Esempio virtuoso di impresa sensibile alla tutela del marchio è rappresentato dalla maison fiorentina Gucci: in una recentissima pronuncia (n. 27217/2021 credits: Sole 24Ore) la Prima Sezione Civile della Suprema Corte ha ribadito, proprio mediante l’accoglimento con rinvio della doglianza dell’illustre ricorrente, l’esistenza in favore dei cd. marchi notori di una tutela rafforzata, che va ben oltre il semplice rischio di confusione tra i prodotti (art. 20, lett. e) D.Lgs. 30/2005).

La tutela, riservata ai soli titolari di marchi caratterizzati da un elevato stato di rinomanza, consente di impedire che altri registrino o usino segni uguali o simili, anche per prodotti o servizi non affini a quelli per cui il marchio era stato registrato (tutela ultra-merceologica).
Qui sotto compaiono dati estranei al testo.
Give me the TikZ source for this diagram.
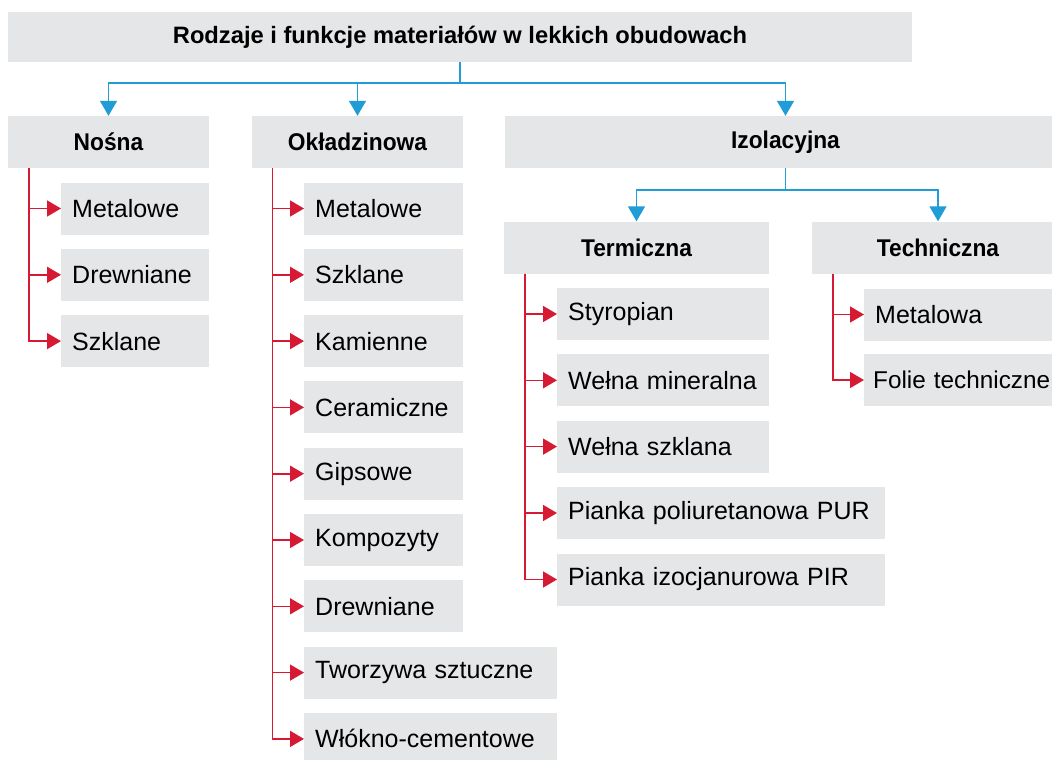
\documentclass[tikz,border=0pt]{standalone}
\usepackage{fontspec}
\setmainfont{Liberation Sans}
\newfontfamily\headfont[FakeStretch=0.94]{Liberation Sans}
\usetikzlibrary{arrows.meta,positioning}

\definecolor{boxgray}{RGB}{229,230,231}
\definecolor{linkred}{RGB}{214,26,52}
\definecolor{linkblue}{RGB}{32,156,214}

\begin{document}
\begin{tikzpicture}[
    x=1pt, y=-1pt,
    box/.style={fill=boxgray, inner sep=0pt, minimum height=52pt},
    topbox/.style={box, minimum width=904pt, minimum height=50pt, font=\bfseries\fontsize{23.7}{28}\selectfont},
    headbox/.style={box, font=\headfont\bfseries\fontsize{24.2}{28}\selectfont},
    leaf/.style={box, anchor=west, align=left, text width=#1, inner xsep=11pt, font=\fontsize{25}{30}\selectfont},
    leaf/.default=126pt,
    blueline/.style={linkblue, line width=1.6pt},
    fork/.style={blueline, -{Triangle[length=15pt, width=17pt]}},
    stemline/.style={linkred, line width=1.6pt},
    branch/.style={stemline, -{Triangle[length=14pt, width=16pt]}}
]
    \useasboundingbox (0,0) rectangle (1052,760);

    % top level
    \node[topbox] (root) at (460,37) {Rodzaje i funkcje materiałów w lekkich obudowach};

    \node[headbox, minimum width=201pt] (nosna) at (108.5,142) {Nośna};
    \node[headbox, minimum width=211pt] (okl) at (357.5,142) {Okładzinowa};
    \node[headbox, minimum width=561pt] (izo) at (785.5,142) {Izolacyjna};

    \coordinate (rootfork) at (460,83);
    \draw[blueline] (root.south) -- (rootfork);
    \draw[fork] (rootfork) -| (nosna.north);
    \draw[fork] (rootfork) -| (okl.north);
    \draw[fork] (rootfork) -| (izo.north);

    % (a) Nosna
    \node[leaf] (n1) at (61,208.5) {Metalowe};
    \node[leaf] (n2) at (61,274.8) {Drewniane};
    \node[leaf] (n3) at (61,341.1) {Szklane};

    \coordinate (nosnastem) at ([xshift=21pt]nosna.south west);
    \draw[branch] (nosnastem) |- (n1.west);
    \draw[branch] (nosnastem) |- (n2.west);
    \draw[branch] (nosnastem) |- (n3.west);

    % (b) Okladzinowa
    \node[leaf=137pt] (o1) at (304,208.5) {Metalowe};
    \node[leaf=137pt] (o2) at (304,274.8) {Szklane};
    \node[leaf=137pt] (o3) at (304,341.1) {Kamienne};
    \node[leaf=137pt] (o4) at (304,407.4) {Ceramiczne};
    \node[leaf=137pt] (o5) at (304,473.7) {Gipsowe};
    \node[leaf=137pt] (o6) at (304,540.0) {Kompozyty};
    \node[leaf=137pt] (o7) at (304,606.3) {Drewniane};
    \node[leaf=231pt] (o8) at (304,672.6) {Tworzywa sztuczne};
    \node[leaf=231pt] (o9) at (304,738.9) {Włókno-cementowe};

    \coordinate (oklstem) at ([xshift=20.5pt]okl.south west);
    \draw[branch] (oklstem) |- (o1.west);
    \draw[branch] (oklstem) |- (o2.west);
    \draw[branch] (oklstem) |- (o3.west);
    \draw[branch] (oklstem) |- (o4.west);
    \draw[branch] (oklstem) |- (o5.west);
    \draw[branch] (oklstem) |- (o6.west);
    \draw[branch] (oklstem) |- (o7.west);
    \draw[branch] (oklstem) |- (o8.west);
    \draw[branch] (oklstem) |- (o9.west);

    % (c) Izolacyjna
    \node[headbox, minimum width=265pt] (term) at (636.5,247.5) {Termiczna};
    \node[headbox, minimum width=252pt] (tech) at (938,247.5) {Techniczna};

    \coordinate (izofork) at (785.5,190);
    \draw[blueline] (izo.south) -- (izofork);
    \draw[fork] (izofork) -| (term.north);
    \draw[fork] (izofork) -| (tech.north);

    \node[leaf=190pt] (t1) at (557,314.0) {Styropian};
    \node[leaf=190pt] (t2) at (557,380.3) {Wełna\ mineralna};
    \node[leaf=190pt] (t3) at (557,446.6) {Wełna szklana};
    \node[leaf=306pt] (t4) at (557,513.0) {Pianka poliuretanowa PUR};
    \node[leaf=306pt] (t5) at (557,579.5) {Pianka izocjanurowa PIR};

    \coordinate (termstem) at ([xshift=21pt]term.south west);
    \draw[branch] (termstem) |- (t1.west);
    \draw[branch] (termstem) |- (t2.west);
    \draw[branch] (termstem) |- (t3.west);
    \draw[branch] (termstem) |- (t4.west);
    \draw[branch] (termstem) |- (t5.west);

    \node[leaf=200pt] (k1) at (864,314.5) {Metalowa};
    \node[leaf=200pt, inner xsep=9pt, font=\fontsize{24.3}{30}\selectfont] (k2) at (864,380.0) {Folie techniczne};

    \coordinate (techstem) at ([xshift=21pt]tech.south west);
    \draw[branch] (techstem) |- (k1.west);
    \draw[branch] (techstem) |- (k2.west);
\end{tikzpicture}
\end{document}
La ratio è chiaramente impedire che attraverso fenomeni come la diluizione o corrosione del marchio (la diffusione cioè di una moltitudine di marchi, tutti simili a quello notorio) e la volgarizzazione, il consumatore si trovi nella condizione di non riuscire più a distinguere i singoli marchi, finendo per associare quello “notorio” ad un prodotto generico anziché ad uno specifico.